— Par Yves-Léopold Monthieux —
Ainsi donc, après plusieurs reports, l’affaire dite du Green Parrot qui met en cause l’ancien président de la Région Martinique semble s’acheminer vers une décision définitive. Qu’on laisse tranquille Alfred Marie-Jeanne, c’est le souhait de la plupart des Martiniquais qui sont généralement convaincus que l’ancien président de l’ex-Région n’a jamais cherché à s’enrichir dans ses fonctions, en particulier à l’occasion de cette affaire où il a pu se laisser abuser. Que ses partisans fassent pression pour qu’il ne soit pas condamné, c’est de bonne guerre. Mais de là à parler de justice politique … Ce n’est pas d’aujourd’hui que date le choix des défenseurs des personnes poursuivies dans cette affaire, de jouer l’opinion publique. Cette méthode n’est pas étrangère aux reports successifs. C’est d’ailleurs pour échapper à cette pression que le dépaysement de l’affaire en métropole a été décidé par la Cour de cassation.
Il se pourrait que le Président se soit piégé lui-même en raison de la bienveillance qui lui avait été accordée par l’État dans une affaire similaire qui avait concerné La Grenade. Dans l’exercice du contrôle de la légalité des actes administratifs, l’État s’était finalement désisté de la requête qu’il avait intentée auprès du Tribunal administratif pour faire annuler la précédente décision, entachée d’irrégularité. Le président de la collectivité n’avait peut-être pas saisi le caractère exceptionnel de cette décision qui l’avait opposé à l’État, et à l’État seul. Il crut pouvoir renouveler l’opération, persuadé peut-être de pouvoir bénéficier d’une forme de jurisprudence, sauf que dans la nouvelle affaire l’État n’était plus le seul intéressé à l’affaire.

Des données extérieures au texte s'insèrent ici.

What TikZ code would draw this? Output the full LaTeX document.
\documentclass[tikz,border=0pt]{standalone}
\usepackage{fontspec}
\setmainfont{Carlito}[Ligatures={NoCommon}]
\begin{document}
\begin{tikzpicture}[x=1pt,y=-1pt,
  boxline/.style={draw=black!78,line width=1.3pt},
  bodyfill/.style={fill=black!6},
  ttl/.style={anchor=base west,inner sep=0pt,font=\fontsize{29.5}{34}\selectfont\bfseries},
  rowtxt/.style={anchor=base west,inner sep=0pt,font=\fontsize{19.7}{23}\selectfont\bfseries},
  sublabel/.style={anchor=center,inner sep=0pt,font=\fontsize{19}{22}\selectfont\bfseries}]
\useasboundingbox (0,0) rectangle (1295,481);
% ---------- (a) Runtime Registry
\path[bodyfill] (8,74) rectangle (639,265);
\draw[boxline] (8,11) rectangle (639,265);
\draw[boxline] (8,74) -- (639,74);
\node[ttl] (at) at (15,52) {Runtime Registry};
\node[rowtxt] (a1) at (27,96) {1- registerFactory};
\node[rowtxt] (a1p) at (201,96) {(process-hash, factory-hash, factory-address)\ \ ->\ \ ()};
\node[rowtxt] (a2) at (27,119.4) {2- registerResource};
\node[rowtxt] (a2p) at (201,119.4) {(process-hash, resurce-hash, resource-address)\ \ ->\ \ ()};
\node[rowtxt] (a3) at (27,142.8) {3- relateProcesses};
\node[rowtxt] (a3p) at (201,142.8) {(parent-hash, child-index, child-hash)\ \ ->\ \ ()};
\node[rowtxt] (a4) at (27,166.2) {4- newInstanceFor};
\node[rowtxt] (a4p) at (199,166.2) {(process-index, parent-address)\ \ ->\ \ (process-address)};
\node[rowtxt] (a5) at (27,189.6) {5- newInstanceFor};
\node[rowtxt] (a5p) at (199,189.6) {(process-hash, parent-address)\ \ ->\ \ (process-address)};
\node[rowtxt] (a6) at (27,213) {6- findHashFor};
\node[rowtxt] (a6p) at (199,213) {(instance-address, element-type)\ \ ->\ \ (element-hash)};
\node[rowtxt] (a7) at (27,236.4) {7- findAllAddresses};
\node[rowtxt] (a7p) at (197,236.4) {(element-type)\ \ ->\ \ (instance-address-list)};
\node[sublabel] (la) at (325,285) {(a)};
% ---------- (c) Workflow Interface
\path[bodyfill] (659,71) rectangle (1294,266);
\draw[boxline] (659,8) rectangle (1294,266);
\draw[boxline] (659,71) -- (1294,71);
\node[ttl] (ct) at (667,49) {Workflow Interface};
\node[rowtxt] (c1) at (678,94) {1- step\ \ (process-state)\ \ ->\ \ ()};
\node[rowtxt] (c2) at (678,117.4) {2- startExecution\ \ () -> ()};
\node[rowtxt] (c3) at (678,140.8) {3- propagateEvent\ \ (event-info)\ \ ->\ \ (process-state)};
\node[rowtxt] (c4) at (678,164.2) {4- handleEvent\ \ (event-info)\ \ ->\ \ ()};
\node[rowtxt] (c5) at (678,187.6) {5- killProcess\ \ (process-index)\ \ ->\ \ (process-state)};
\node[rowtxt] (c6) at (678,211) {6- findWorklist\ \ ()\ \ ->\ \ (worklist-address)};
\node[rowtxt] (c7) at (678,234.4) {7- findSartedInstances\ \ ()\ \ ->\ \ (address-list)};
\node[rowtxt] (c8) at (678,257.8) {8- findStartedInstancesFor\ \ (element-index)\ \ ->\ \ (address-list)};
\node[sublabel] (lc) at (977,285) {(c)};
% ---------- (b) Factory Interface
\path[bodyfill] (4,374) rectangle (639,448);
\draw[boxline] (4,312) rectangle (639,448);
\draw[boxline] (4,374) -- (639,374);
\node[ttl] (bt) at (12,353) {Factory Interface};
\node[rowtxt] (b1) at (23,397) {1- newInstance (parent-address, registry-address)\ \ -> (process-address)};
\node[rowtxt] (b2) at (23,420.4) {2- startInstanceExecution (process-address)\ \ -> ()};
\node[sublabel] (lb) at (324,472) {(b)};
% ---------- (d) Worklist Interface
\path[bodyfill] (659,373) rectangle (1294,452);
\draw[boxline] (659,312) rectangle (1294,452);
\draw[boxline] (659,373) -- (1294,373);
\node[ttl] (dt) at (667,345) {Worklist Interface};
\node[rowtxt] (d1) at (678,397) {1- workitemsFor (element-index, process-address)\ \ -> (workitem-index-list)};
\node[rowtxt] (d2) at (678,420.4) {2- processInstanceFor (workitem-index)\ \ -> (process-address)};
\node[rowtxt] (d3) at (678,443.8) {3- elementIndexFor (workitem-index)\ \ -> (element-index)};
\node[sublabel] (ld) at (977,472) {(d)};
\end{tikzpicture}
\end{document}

En temps ordinaire, dans une atmosphère de coopération régionale, comme pour l’affaire de La Grenade, il ne viendrait à personne l’idée de dénoncer une aide financière accordée à titre de solidarité à un pays voisin, fusse-t-elle illégale. C’est une tentation qu’a eu tous les partis politiques depuis 40 ans. Mais pour la Dominique, les choses se son gâtées, vraisemblablement en raison des circonstances politiques. On était en période électorale et une troisième partie ayant un intérêt à agir s’y était invité, par le biais d’une lettre anonyme largement diffusée. Ce courrier visait plus particulièrement des présomptions d’infractions pénales liées à l’octroi de cette aide.

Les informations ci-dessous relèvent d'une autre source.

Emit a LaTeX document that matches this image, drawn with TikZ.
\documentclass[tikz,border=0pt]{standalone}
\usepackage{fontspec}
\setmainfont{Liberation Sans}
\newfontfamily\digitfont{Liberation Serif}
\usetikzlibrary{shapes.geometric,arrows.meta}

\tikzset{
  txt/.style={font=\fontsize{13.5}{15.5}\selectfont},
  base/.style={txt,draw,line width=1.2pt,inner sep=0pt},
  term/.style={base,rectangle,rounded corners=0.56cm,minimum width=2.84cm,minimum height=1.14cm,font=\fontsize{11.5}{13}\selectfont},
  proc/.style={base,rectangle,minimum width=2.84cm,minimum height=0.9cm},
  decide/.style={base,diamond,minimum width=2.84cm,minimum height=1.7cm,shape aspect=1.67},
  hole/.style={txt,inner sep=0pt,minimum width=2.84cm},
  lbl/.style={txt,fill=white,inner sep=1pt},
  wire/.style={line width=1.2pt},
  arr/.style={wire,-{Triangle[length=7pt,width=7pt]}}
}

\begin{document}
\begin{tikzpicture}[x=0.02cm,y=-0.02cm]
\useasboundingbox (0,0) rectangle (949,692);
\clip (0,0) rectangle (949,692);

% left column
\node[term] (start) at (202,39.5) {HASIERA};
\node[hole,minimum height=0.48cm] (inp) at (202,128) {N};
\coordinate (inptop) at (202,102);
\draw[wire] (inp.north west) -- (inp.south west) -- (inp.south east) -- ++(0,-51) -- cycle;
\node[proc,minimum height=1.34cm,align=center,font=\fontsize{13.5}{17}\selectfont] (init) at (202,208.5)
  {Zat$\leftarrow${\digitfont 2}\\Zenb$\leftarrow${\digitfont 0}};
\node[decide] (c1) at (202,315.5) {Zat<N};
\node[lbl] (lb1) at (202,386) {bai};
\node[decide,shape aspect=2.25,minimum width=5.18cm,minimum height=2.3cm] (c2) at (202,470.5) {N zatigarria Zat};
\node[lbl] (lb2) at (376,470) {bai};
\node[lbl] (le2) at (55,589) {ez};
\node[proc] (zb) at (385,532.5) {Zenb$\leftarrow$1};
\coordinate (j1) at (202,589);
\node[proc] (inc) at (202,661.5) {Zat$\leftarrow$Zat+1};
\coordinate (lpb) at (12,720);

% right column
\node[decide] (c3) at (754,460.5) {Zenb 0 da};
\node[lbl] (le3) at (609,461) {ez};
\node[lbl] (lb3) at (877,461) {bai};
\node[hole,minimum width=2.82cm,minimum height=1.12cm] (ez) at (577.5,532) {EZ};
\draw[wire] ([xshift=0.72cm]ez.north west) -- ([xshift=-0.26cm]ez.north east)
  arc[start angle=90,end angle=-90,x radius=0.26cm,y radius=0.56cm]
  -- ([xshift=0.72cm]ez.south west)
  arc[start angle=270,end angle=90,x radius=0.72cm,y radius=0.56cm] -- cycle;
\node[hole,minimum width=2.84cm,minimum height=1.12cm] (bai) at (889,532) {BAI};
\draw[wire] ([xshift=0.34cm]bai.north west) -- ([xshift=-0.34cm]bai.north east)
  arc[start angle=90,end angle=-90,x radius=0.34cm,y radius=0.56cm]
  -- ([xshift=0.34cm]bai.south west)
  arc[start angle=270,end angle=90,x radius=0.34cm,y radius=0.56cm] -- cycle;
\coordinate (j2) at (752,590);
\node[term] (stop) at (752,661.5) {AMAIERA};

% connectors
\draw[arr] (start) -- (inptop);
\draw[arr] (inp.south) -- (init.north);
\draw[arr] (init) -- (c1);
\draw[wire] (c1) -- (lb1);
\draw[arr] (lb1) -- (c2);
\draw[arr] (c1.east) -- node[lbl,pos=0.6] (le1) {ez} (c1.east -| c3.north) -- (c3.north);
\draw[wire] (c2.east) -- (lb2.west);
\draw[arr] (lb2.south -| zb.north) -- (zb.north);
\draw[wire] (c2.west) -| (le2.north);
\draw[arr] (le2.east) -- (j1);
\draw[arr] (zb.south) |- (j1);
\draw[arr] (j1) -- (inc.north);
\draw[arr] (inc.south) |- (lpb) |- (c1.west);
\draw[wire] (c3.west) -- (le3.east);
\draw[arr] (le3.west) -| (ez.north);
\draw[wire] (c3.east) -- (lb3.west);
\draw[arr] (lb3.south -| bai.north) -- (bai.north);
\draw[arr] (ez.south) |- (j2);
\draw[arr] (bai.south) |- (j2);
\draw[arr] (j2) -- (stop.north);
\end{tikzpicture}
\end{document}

Si au fil du temps des rumeurs ont couru mettant en cause des élus martiniquais, elles ont rarement abouti devant le tribunal et fait l’objet de condamnations judiciaires. Depuis les années 1960 aucun élu parlementaire ou président de collectivité n’a eu à affronter la justice pénale pour des faits commis dans l’exercice de ses fonctions. A cet égard, une condamnation d’Alfred Marie-Jeanne au bout d’une telle saga judiciaire marquerait l’histoire politique de la Martinique. Curieusement, elle aurait concerné l’homme politique martiniquais le plus populaire des 50 dernières années et unanimement reconnu pour sa probité.
Quoi qu’il en soit, ces poursuites judiciaires peuvent être regardées comme un message adressé à ceux qui doutent de la suite de dossiers judiciaires pouvant mettre en cause des élus ou autres personnalités.